**Exercise prompt**
Your task is to retype the lines from the opening of the material through the line that includes "from bokeh.resources import INLINE". Do not copy the pictures.

**Data extract**
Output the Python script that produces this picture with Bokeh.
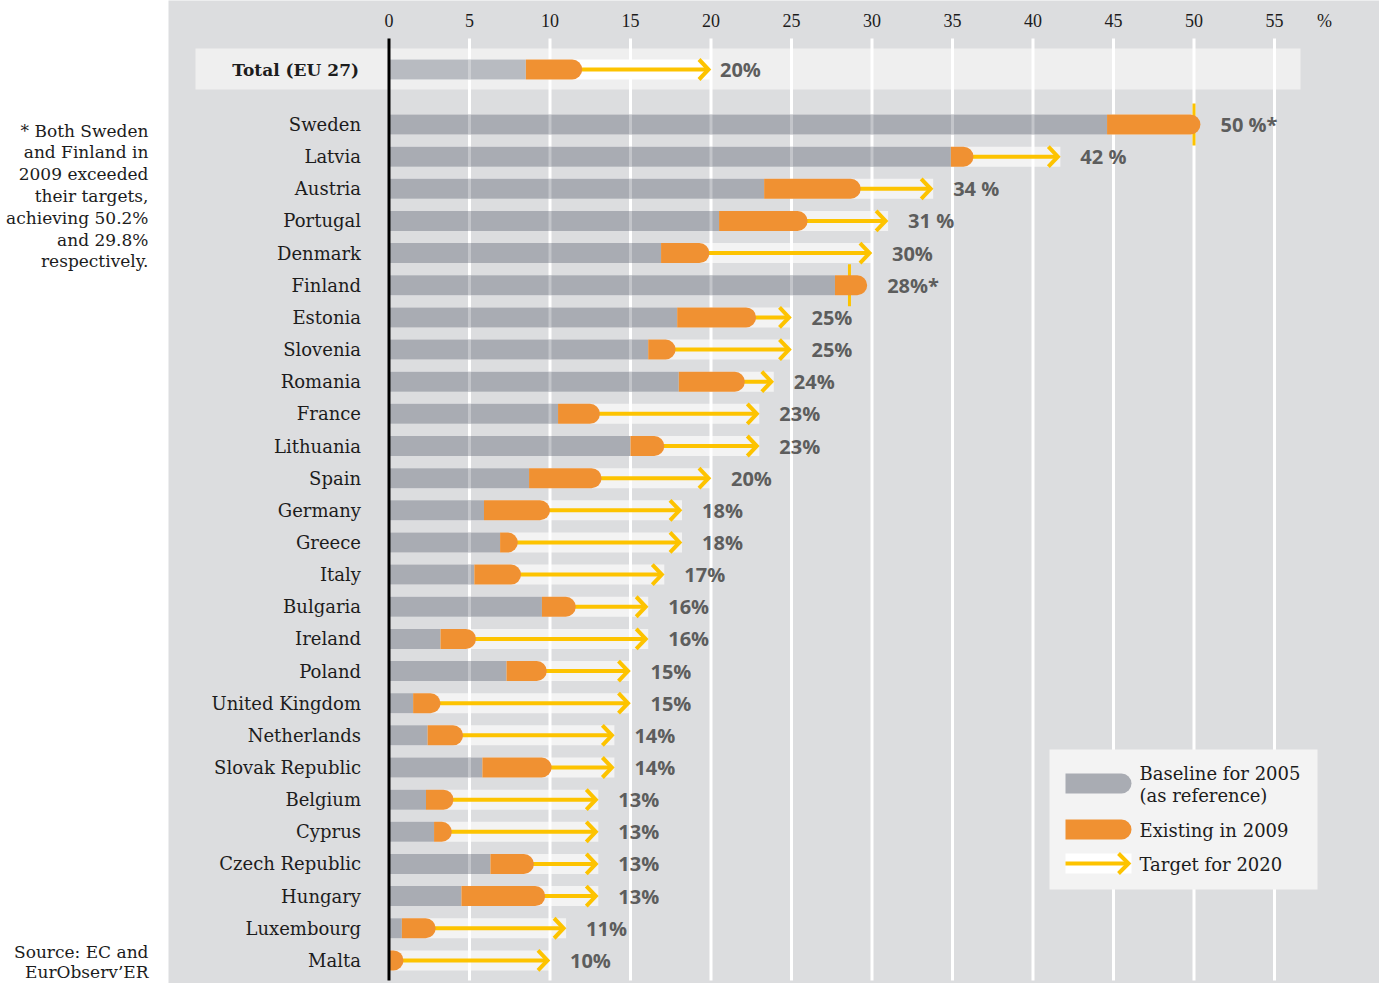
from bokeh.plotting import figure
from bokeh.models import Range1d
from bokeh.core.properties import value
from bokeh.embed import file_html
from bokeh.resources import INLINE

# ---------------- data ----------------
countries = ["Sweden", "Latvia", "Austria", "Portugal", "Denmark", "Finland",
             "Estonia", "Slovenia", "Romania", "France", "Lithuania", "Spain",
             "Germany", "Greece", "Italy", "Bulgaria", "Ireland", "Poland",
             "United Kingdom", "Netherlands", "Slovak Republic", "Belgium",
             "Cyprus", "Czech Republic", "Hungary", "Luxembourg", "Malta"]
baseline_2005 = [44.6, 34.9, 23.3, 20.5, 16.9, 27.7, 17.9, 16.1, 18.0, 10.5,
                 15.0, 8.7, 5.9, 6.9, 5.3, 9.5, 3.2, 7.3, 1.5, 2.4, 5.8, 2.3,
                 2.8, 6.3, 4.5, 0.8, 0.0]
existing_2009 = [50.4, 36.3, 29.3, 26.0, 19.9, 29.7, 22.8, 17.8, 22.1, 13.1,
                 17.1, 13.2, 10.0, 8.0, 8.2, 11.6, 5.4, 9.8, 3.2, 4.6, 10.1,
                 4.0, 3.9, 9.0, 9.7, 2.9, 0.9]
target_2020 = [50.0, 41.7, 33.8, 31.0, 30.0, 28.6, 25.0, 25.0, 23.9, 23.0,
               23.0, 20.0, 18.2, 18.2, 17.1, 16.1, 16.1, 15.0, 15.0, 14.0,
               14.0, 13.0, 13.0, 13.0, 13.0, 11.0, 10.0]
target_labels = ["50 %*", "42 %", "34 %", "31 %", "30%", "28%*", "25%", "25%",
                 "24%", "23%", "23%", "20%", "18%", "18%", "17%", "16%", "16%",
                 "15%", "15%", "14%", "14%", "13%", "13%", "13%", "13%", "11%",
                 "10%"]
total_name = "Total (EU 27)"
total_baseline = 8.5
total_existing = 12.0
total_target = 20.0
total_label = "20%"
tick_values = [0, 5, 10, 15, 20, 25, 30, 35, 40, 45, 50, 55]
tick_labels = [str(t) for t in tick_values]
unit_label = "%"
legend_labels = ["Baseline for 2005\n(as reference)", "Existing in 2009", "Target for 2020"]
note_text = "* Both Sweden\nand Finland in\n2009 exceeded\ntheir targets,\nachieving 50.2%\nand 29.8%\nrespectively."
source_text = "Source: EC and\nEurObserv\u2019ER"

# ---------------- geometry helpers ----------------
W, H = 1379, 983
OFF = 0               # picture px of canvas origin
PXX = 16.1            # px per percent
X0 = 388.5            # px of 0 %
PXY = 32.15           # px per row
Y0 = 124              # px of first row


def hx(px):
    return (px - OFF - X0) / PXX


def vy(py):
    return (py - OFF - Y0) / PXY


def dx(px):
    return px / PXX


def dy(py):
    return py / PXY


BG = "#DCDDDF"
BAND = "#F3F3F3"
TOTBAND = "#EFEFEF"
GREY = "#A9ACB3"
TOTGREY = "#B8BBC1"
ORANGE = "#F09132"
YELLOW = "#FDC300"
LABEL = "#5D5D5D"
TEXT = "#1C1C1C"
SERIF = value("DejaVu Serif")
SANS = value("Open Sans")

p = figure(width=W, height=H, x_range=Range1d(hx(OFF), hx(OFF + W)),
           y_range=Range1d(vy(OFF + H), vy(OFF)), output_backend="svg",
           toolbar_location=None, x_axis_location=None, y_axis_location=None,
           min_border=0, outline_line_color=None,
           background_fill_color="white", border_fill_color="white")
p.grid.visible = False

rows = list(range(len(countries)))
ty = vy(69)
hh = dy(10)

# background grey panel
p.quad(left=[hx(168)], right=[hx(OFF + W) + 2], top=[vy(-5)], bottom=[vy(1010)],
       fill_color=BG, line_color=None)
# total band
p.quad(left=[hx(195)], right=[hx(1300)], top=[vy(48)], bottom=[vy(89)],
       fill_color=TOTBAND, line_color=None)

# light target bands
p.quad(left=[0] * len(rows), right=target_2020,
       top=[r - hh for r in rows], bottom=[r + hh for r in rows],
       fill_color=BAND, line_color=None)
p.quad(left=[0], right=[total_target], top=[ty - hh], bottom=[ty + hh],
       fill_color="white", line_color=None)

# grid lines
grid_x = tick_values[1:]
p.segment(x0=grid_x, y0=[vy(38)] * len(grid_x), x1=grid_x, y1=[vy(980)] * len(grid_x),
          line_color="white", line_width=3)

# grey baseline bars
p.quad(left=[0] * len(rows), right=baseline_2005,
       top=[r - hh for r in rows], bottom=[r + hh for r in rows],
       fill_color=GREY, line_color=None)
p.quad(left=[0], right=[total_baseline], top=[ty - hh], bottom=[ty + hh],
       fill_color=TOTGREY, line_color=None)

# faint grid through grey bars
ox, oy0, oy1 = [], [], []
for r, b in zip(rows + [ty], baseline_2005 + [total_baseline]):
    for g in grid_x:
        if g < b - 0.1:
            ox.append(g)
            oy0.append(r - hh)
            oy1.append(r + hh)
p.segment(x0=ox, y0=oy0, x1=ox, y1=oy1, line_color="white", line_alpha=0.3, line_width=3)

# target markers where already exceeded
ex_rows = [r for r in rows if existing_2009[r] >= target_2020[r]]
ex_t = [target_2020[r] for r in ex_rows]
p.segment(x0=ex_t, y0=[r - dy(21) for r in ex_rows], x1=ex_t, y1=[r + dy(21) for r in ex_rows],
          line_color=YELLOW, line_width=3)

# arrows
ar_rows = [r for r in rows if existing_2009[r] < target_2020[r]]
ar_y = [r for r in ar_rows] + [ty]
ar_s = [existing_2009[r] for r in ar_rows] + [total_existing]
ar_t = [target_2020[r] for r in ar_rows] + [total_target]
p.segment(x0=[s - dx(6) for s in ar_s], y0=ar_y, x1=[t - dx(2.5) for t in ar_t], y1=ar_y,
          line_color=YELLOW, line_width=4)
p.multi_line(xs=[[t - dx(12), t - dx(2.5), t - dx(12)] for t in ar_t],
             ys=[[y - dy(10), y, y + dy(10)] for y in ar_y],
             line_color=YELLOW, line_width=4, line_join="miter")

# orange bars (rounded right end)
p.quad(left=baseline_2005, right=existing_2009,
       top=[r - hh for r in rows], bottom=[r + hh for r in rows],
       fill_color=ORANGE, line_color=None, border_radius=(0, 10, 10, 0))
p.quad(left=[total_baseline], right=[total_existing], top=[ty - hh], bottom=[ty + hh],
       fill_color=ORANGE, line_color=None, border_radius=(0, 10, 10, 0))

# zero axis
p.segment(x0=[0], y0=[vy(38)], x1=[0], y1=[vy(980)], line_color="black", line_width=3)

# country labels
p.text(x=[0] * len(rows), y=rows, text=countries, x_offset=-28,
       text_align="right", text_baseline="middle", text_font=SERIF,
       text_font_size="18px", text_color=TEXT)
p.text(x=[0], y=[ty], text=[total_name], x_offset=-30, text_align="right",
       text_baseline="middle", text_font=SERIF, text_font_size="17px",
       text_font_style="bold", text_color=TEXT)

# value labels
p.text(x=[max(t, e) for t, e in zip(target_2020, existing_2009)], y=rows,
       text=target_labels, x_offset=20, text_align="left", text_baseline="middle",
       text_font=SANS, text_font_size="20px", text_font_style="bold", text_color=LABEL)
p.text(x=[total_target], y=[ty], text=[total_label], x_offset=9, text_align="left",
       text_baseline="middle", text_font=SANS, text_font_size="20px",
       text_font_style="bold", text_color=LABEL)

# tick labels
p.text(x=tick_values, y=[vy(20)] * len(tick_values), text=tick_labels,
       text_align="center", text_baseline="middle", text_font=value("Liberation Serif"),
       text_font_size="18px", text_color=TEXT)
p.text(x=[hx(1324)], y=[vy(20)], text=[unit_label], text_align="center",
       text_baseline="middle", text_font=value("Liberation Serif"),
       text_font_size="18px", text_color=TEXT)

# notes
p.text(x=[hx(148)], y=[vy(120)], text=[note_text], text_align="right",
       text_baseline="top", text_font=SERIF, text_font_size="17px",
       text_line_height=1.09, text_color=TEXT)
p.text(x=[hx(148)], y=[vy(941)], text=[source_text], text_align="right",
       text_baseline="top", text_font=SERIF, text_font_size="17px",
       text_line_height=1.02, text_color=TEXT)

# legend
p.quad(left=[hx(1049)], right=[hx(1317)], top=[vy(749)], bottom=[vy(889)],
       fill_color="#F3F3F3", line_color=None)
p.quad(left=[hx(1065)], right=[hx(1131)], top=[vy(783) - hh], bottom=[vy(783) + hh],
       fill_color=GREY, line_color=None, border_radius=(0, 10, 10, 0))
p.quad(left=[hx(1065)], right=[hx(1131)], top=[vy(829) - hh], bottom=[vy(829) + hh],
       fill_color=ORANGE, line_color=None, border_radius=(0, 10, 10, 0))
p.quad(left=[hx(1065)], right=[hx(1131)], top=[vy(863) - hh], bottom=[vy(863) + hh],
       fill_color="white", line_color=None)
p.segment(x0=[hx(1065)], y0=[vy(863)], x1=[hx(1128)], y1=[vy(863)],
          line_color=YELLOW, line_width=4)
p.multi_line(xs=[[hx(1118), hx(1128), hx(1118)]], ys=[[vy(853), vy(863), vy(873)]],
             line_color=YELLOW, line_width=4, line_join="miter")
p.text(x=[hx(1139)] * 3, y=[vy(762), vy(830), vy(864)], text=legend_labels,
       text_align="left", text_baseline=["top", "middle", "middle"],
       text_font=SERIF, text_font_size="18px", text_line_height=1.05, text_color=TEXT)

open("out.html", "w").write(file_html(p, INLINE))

**Answer to this exercise**
Output the Python script that produces this picture with Bokeh.
from bokeh.plotting import figure
from bokeh.models import Range1d
from bokeh.core.properties import value
from bokeh.embed import file_html
from bokeh.resources import INLINE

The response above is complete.